現在、クラスター株式会社は日本発のメタバースプラットフォームとして、多くの企業や自治体に採用され、バーチャル空間でのイベント開催の支援をしています。このように、仮想空間を活用してリアルな体験を提供する中で「仮想空間で現実を生きる」未来を目指しています。僕はこの事業を通じて仮想空間での人々の生活体験を豊かにし、日常に近い形での利用ができる環境を作り出したいと思っています。

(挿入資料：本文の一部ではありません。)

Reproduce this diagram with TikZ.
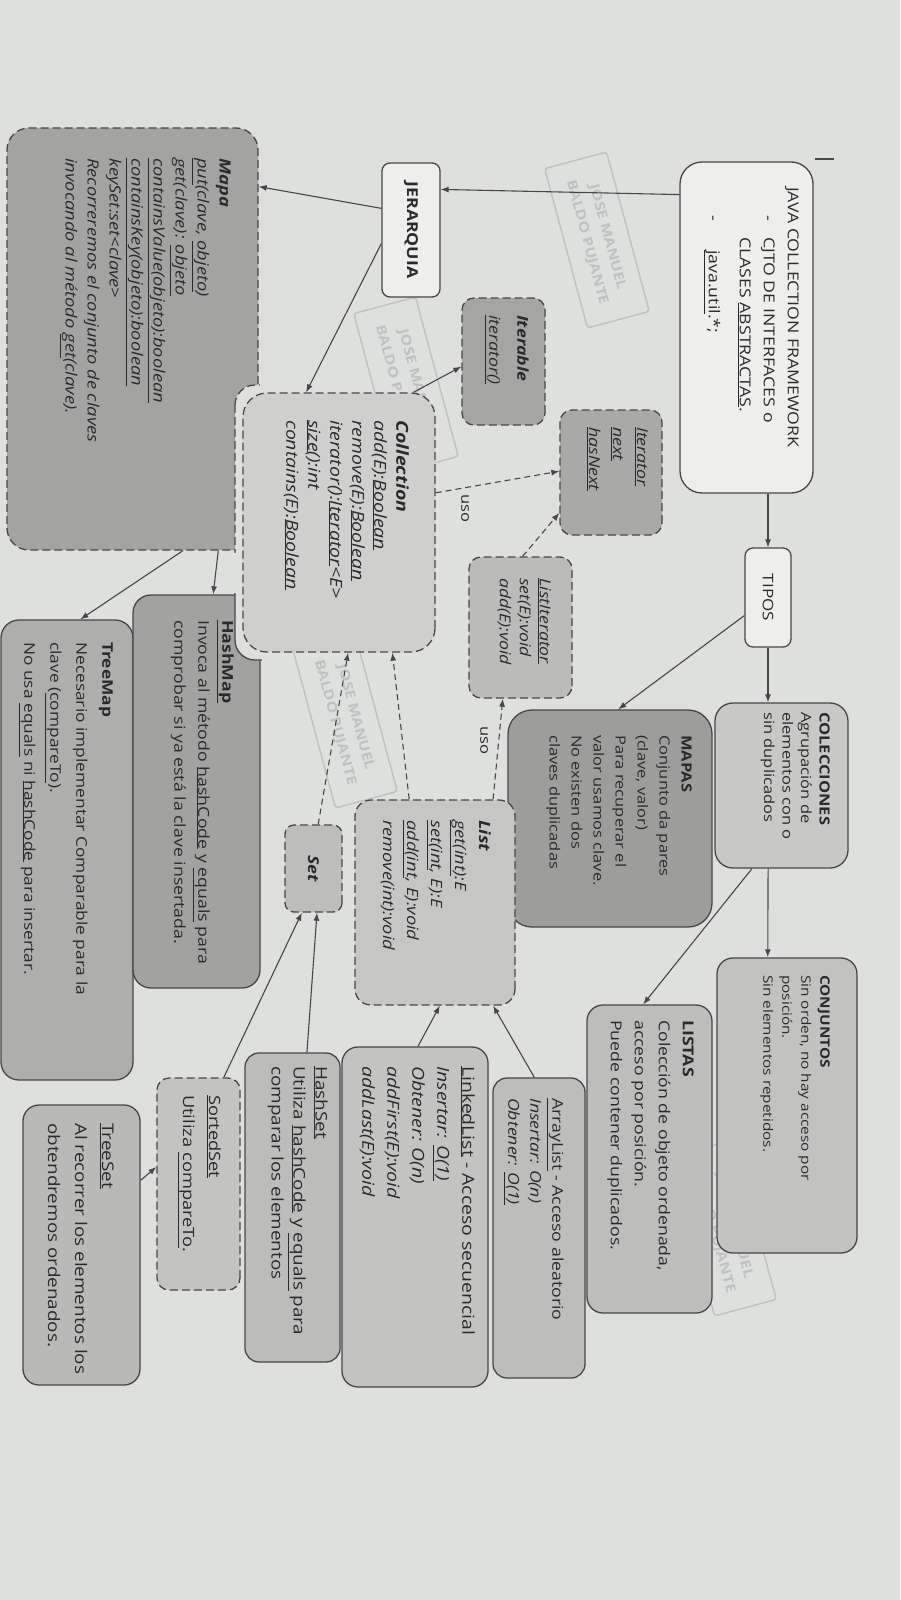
\documentclass[tikz,border=0pt]{standalone}
\usepackage{fontspec}
\setmainfont{Open Sans}[FakeStretch=1.18]
\usetikzlibrary{arrows.meta,calc}
\definecolor{paper}{HTML}{DEE0DD}
\definecolor{wbox}{HTML}{EEEFEC}
\definecolor{bord}{HTML}{474747}
\definecolor{ink}{HTML}{2A2A2A}
\definecolor{stampc}{HTML}{BEC2C0}
\definecolor{gcolec}{HTML}{C8C9C7}
\definecolor{gconj}{HTML}{C2C3C1}
\definecolor{glistas}{HTML}{BDBEBC}
\definecolor{gmapas}{HTML}{9D9E9C}
\definecolor{galist}{HTML}{BDBEBC}
\definecolor{gllist}{HTML}{C3C4C2}
\definecolor{ghset}{HTML}{BCBDBB}
\definecolor{ghmap}{HTML}{A2A3A1}
\definecolor{gtmap}{HTML}{AEAFAD}
\definecolor{gmapa}{HTML}{A3A4A2}
\definecolor{gcoll}{HTML}{CFD0CE}
\definecolor{gitbl}{HTML}{A5A6A4}
\definecolor{gitor}{HTML}{A9AAA8}
\definecolor{glitr}{HTML}{BBBCBA}
\definecolor{glist}{HTML}{C6C7C5}
\definecolor{gset}{HTML}{BDBEBC}
\definecolor{gsset}{HTML}{C3C4C2}
\definecolor{gtset}{HTML}{B9BAB8}
\newcommand\fs[2]{\fontsize{#1pt}{#2pt}\selectfont}
\newcommand\uln[1]{\underline{#1}}
\tikzset{
 bx/.style={rotate=-90, draw=bord, line width=1.3pt, rounded corners=14pt, inner sep=0pt, text=ink},
 dbx/.style={bx, dash pattern=on 8pt off 4pt},
 tx/.style={rotate=-90, anchor=north west, inner sep=0pt, align=left, text=ink},
 arr/.style={draw=bord, line width=1.1pt, -{Latex[length=8pt,width=6pt]}},
 darr/.style={arr, dash pattern=on 6pt off 4pt},
 stamp/.style={rotate=-75, draw=stampc, text=stampc, line width=1.4pt, rounded corners=3pt, font=\fs{13.5}{21}\bfseries, align=center, minimum width=165pt, minimum height=64pt, inner sep=2pt},
 lbl/.style={rotate=-90, text=ink, inner sep=1pt, font=\fs{14}{16}}
}
\begin{document}
\begin{tikzpicture}[x=1pt,y=-1pt]
\useasboundingbox (0,0) rectangle (900,1600);
\fill[paper] (0,0) rectangle (900,1600);
% watermark stamps
\node[stamp] (st1) at (597,240) {JOSE MANUEL\\BALDO PUJANTE};
\node[stamp] (st2) at (406,385) {JOSE MANUEL\\BALDO PUJANTE};
\node[stamp] (st3) at (345,720) {JOSE MANUEL\\BALDO PUJANTE};
\node[stamp] (st4) at (724,1228) {JOSE MANUEL\\BALDO PUJANTE};
\draw[bord, line width=1.6pt] (815,159) -- (834,159);

% top nodes
\node[bx, fill=wbox, rounded corners=22pt, minimum width=331pt, minimum height=133pt] (java) at (746.5,327.5) {};
\node[tx, font=\fs{15}{24}] (java-t) at (799,187) {JAVA COLLECTION FRAMEWORK\\\makebox[50pt][l]{\hspace{28pt}-}CJTO DE INTERFACES o\\\hspace*{50pt}CLASES \uln{ABSTRACTAS}.\\[7pt]\makebox[63pt][l]{\hspace{28pt}-}\uln{java.util}.*;};
\node[bx, fill=wbox, rounded corners=8pt, minimum width=99pt, minimum height=46pt, font=\fs{14.5}{17}] (tipos) at (768,597.5) {TIPOS};
\node[bx, fill=wbox, rounded corners=8pt, minimum width=134pt, minimum height=58pt, font=\fs{15}{18}\bfseries] (jer) at (411,230) {JERARQUIA};

% right column
\node[bx, fill=gcolec, rounded corners=18pt, minimum width=165pt, minimum height=133pt] (colec) at (781.5,785.5) {};
\node[tx, font=\fs{14}{18.5}] (colec-t) at (830,712) {\textbf{COLECCIONES}\\Agrupación de\\elementos con o\\sin duplicados};
\node[bx, fill=gmapas, rounded corners=24pt, minimum width=217pt, minimum height=204pt] (mapas) at (610,818.5) {};
\node[tx, font=\fs{14}{22}] (mapas-t) at (692,735) {\textbf{MAPAS}\\Conjunto da pares\\(clave, valor)\\Para recuperar el\\valor usamos clave.\\No existen dos\\claves duplicadas};
\node[bx, fill=gconj, rounded corners=16pt, minimum width=295pt, minimum height=140pt] (conj) at (787,1105.5) {};
\node[tx, font=\fs{13}{19}] (conj-t) at (830,975) {\textbf{CONJUNTOS}\\Sin orden, no hay acceso por\\posición.\\Sin elementos repetidos.};
\node[bx, fill=glistas, rounded corners=16pt, minimum width=308pt, minimum height=125pt] (listas) at (649.5,1159) {};
\node[tx, font=\fs{15}{24}] (listas-t) at (694,1020) {\textbf{LISTAS}\\Colección de objeto ordenada,\\acceso por posición.\\Puede contener duplicados.};
\node[bx, fill=galist, rounded corners=14pt, minimum width=300pt, minimum height=92pt] (alist) at (539,1228) {};
\node[tx, font=\fs{15}{22}] (alist-t) at (564,1098) {\uln{ArrayList} - Acceso aleatorio\\\textit{Insertar: O(n)}\\\textit{Obtener: \uln{O(1)}}};
\node[bx, fill=gllist, rounded corners=16pt, minimum width=340pt, minimum height=146pt] (llist) at (415,1217) {};
\node[tx, font=\fs{16.5}{25}] (llist-t) at (475,1066) {\uln{LinkedList} - Acceso secuencial\\\textit{Insertar: \uln{O(1)}}\\\textit{Obtener: O(n)}\\\textit{addFirst(E):void}\\\textit{addLast(E):void}};
\node[bx, fill=ghset, rounded corners=14pt, minimum width=309pt, minimum height=95pt] (hset) at (292.5,1207.5) {};
\node[tx, font=\fs{16}{22}] (hset-t) at (328,1066) {\uln{HashSet}\\Utiliza \uln{hashCode} y \uln{equals} para\\comparar los elementos};

% interfaces
\node[dbx, fill=gitbl, rounded corners=12pt, minimum width=127pt, minimum height=83pt] (itbl) at (503.5,361.5) {};
\node[tx, font=\fs{15}{28}\itshape] (itbl-t) at (529,315) {\textbf{Iterable}\\\uln{iterator()}};
\node[dbx, fill=gitor, rounded corners=12pt, minimum width=125pt, minimum height=102pt] (itor) at (611,472.5) {};
\node[tx, font=\fs{15}{24}\itshape] (itor-t) at (648,427) {\uln{Iterator}\\\uln{next}\\\uln{hasNext}};
\node[dbx, fill=glitr, rounded corners=12pt, minimum width=141pt, minimum height=103pt] (litr) at (520.5,627.5) {};
\node[tx, font=\fs{15}{20}\itshape] (litr-t) at (551,578) {\uln{ListIterator}\\set(E):void\\add(E):void};
\node[dbx, fill=glist, rounded corners=16pt, minimum width=205pt, minimum height=160pt] (list) at (435,902.5) {};
\node[tx, font=\fs{15.5}{24}\itshape] (list-t) at (491,820) {\textbf{List}\\\uln{get(int)}:E\\\uln{set(int}, E):E\\\uln{add(int}, E):void\\remove(int):void};
\node[dbx, fill=gset, rounded corners=9pt, minimum width=87pt, minimum height=57pt, font=\fs{15}{18}\bfseries\itshape] (set) at (313.5,868.5) {Set};

% left column
\node[dbx, fill=gmapa, rounded corners=22pt, minimum width=422pt, minimum height=251pt] (mapa) at (132.5,339) {};
\node[tx, font=\fs{15.5}{22}\itshape] (mapa-t) at (231,158) {\textbf{Mapa}\\\uln{put}(clave, \uln{objeto})\\get(clave): \uln{objeto}\\\uln{containsValue(objeto):boolean}\\\uln{containsKey(objeto):boolean}\\keySet:set<clave>\\Recorreremos el conjunto de claves\\invocando al método \uln{get}(clave).};
\node[bx, fill=gtmap, rounded corners=18pt, minimum width=460pt, minimum height=132pt] (tmap) at (67,850) {};
\node[tx, font=\fs{14.7}{26}] (tmap-t) at (113,642) {\textbf{TreeMap}\\Necesario implementar Comparable para la\\clave (\uln{compareTo}).\\No usa \uln{equals} ni \uln{hashCode} para insertar.};
\node[bx, fill=ghmap, rounded corners=18pt, minimum width=393pt, minimum height=127pt] (hmap) at (196.5,791.5) {};
\node[tx, font=\fs{15}{24}] (hmap-t) at (234,620) {\textbf{\uln{HashMap}}\\Invoca al método \uln{hashCode} y \uln{equals} para\\comprobar si ya está la clave insertada.};
% notches left by the Collection box
\begin{scope}
\clip (5,126) rectangle (259.8,552);
\draw[draw=bord, line width=1.3pt, dash pattern=on 8pt off 4pt, fill=paper, rounded corners=20pt] (235,385) rectangle (443,660);
\end{scope}
\begin{scope}
\clip (132,593) rectangle (261.8,990);
\draw[draw=bord, line width=1.3pt, fill=paper, rounded corners=20pt] (235,385) rectangle (443,660);
\end{scope}
\node[dbx, fill=gcoll, rounded corners=24pt, minimum width=259pt, minimum height=192pt] (coll) at (339,522.5) {};
\node[tx, font=\fs{16.5}{22}\itshape] (coll-t) at (409,420) {\textbf{Collection}\\add(E):\uln{Boolean}\\remove(E):\uln{Boolean}\\iterator():\uln{Iterator}<E>\\\uln{size}():int\\contains(E):\uln{Boolean}};
\node[dbx, fill=gsset, rounded corners=12pt, minimum width=212pt, minimum height=83pt] (sset) at (198.5,1184) {};
\node[tx, font=\fs{15.5}{26}] (sset-t) at (221,1095) {\uln{SortedSet}\\Utiliza \uln{compareTo}.};
\node[bx, fill=gtset, rounded corners=16pt, minimum width=280pt, minimum height=117pt] (tset) at (81.5,1245) {};
\node[tx, font=\fs{16}{27}] (tset-t) at (114,1123) {\uln{TreeSet}\\Al recorrer los elementos los\\obtendremos ordenados.};

% connectors
\draw[arr] ($(java.south west)!0.10!(java.south east)$) -- ($(jer.north west)!0.2!(jer.north east)$);
\draw[arr] ($(jer.south west)!0.34!(jer.south east)$) -- ($(mapa.north west)!0.14!(mapa.north east)$);
\draw[arr] ($(jer.south west)!0.6!(jer.south east)$) -- ($(coll.south west)!0.33!(coll.north west)$);
\draw[arr] (tipos.west |- java.east) -- (tipos.west);
\draw[arr] (tipos.east) -- (tipos.east |- colec.west);
\draw[arr] ($(tipos.south west)!0.68!(tipos.south east)$) -- ($(mapas.south west)!0.54!(mapas.north west)$);
\draw[arr] ($(colec.south east)!0.4!(colec.north east)$) -- ($(conj.south west)!0.364!(conj.north west)$);
\draw[arr] ($(colec.south east)!0.28!(colec.north east)$) -- ($(listas.south west)!0.45!(listas.north west)$);
\draw[arr] ($(alist.south west)!0.45!(alist.north west)$) -- ($(list.south east)!0.86!(list.north east)$);
\draw[arr] ($(llist.south west)!0.52!(llist.north west)$) -- ($(list.south east)!0.53!(list.north east)$);
\draw[arr] ($(hset.south west)!0.65!(hset.north west)$) -- ($(set.south east)!0.56!(set.north east)$);
\draw[arr] ($(sset.south west)!0.8!(sset.north west)$) -- ($(set.south east)!0.3!(set.north east)$);
\draw[arr] ($(tset.north west)!0.27!(tset.north east)$) -- ($(sset.south west)!0.42!(sset.south east)$);
\draw[arr] ($(mapa.south east)!0.84!(mapa.north east)$) -- ($(hmap.south west)!0.63!(hmap.north west)$);
\draw[arr] ($(mapa.south east)!0.70!(mapa.north east)$) -- ($(tmap.south west)!0.6!(tmap.north west)$);
\draw[arr] ($(coll.south west)!0.885!(coll.north west)$) -- ($(itbl.south west)!0.54!(itbl.south east)$);
\draw[darr] ($(coll.north west)!0.386!(coll.north east)$) -- ($(itor.south west)!0.49!(itor.south east)$);
\draw[darr] ($(litr.south west)!0.52!(litr.north west)$) -- ($(itor.south west)!0.82!(itor.south east)$);
\draw[darr] ($(list.south west)!0.86!(list.north west)$) -- ($(litr.south east)!0.33!(litr.north east)$);
\draw[darr] ($(list.south west)!0.34!(list.north west)$) -- ($(coll.south east)!0.776!(coll.north east)$);
\draw[darr] ($(set.south west)!0.58!(set.north west)$) -- ($(coll.south east)!0.547!(coll.north east)$);
\node[lbl] (uso1) at (465,508) {uso};
\node[lbl] (uso2) at (484,740) {uso};
\end{tikzpicture}
\end{document}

更に、最終的に挑戦したい目標は「不老不死」です。僕が想像する不老不死には、2つの方法があります。ひとつは、バイオテクノロジーの力で細胞の老化を防ぐこと。もうひとつは、脳とコンピュータをつなぎ、人の意識をデジタル空間に保存することです。人が現実の体を持たずとも意識を永続させることで、寿命に縛られることなく生き続ける未来が実現するかもしれません。現在、京都大学や東京大学の研究者と共同で、このような夢の技術に向けた研究も行っています。
 
■大学生へのメッセージ

進路に迷う大学生の皆さんに伝えたいのは「ルールを作る側に立つ面白さ」です。僕は学生時代、数百人規模の組織をまとめたり、新しい技術に挑戦したりしましたが、「ルールを作る」という経験が今も大きな糧となっています。社会に出ると、既存のルールを守るだけでなく、どうすれば新しい価値を生むルールを作り出せるかという視点が求められます。皆さんも自分の手で未来を切り拓き、社会に必要なルールや仕組みを作る力をつけていってください。ルールに従う側から作る側へ、そして社会に影響を与えられる側へ、挑戦を続けてみてください。